HugeCTR
HugeCTR copied to clipboard
Support for configuration issues
There is an issue related mlperf dlrmv2, original link is: https://github.com/mlcommons/training_results_v3.0/issues/5
Describe the bug Hi , AM trying to bringup the setup for multinode GPU Hugectr training benchmark using the code https://github.com/mlcommons/training_results_v3.0/tree/main/NVIDIA/benchmarks/dlrm_dcnv2/implementations/hugectr
For single node am able to run the benchmark test , but while am executing the multinode (say 2 node) am facing issue shown below , could you please help me resolving this issue??
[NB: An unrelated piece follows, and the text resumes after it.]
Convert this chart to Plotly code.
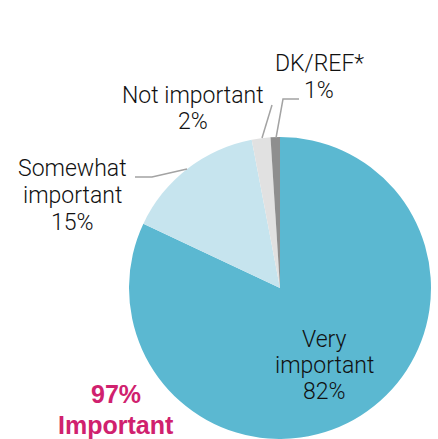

[HCTR][17:28:15.456][WARNING][RK0][main]: The model name is not specified when creating the solver. [1695144496.484294] [hpci5201:103648:0] ib_device.c:1250 UCX ERROR ibv_create_ah(dlid=49152 sl=0 port=1 src_path_bits=0 dgid=::ffff:192.160.0.55 sgid_index=3 traffic_class=106) for UD verbs connect on bnxt_re0 failed: Connection timed out [hpci5201:103648] pml_ucx.c:419 Error: ucp_ep_create(proc=1) failed: Endpoint timeout [hpci5201:103648] pml_ucx.c:472 Error: Failed to resolve UCX endpoint for rank 1 Traceback (most recent call last): File "/dev/shm/data/hugectl/train.py", line 344, in model = hugectr.Model(solver, reader, optimizer) RuntimeError: Runtime error: MPI_ERR_OTHER: known error not in list MPI_Bcast(&seed, 1, (static_cast<MPI_Datatype> (static_cast<void *> (&(ompi_mpi_unsigned_long_long)))), 0, (static_cast<MPI_Comm> (static_cast<void *> (&(ompi_mpi_comm_world))))) at create (/workspace/dlrm/hugectr/HugeCTR/src/resource_managers/resource_manager_ext.cpp:39)
To Reproduce Steps to reproduce the behavior:
- How to build including
docker pull & docker run
commands - How to run including the JSON config file used
Expected behavior A clear and concise description of what you expected to happen.
Screenshots If applicable, add screenshots to help explain your problem.
Environment (please complete the following information):
- OS: [e.g. Ubuntu xx.yy]
- Graphic card: [e.g. a single NVIDIA V100 or NVIDIA DGX A100]
- CUDA version: [e.g. CUDA 11.x]
- Docker image
Additional context
Hi RaghavendraChari, I can't reproduce this error on 2 node in our cluster even I built the image from 'training_results_v3.0' repo. Could you provide the detail reproduce steps? How did you build the image? What's the configurations you used? Which GPU you used? Thanks!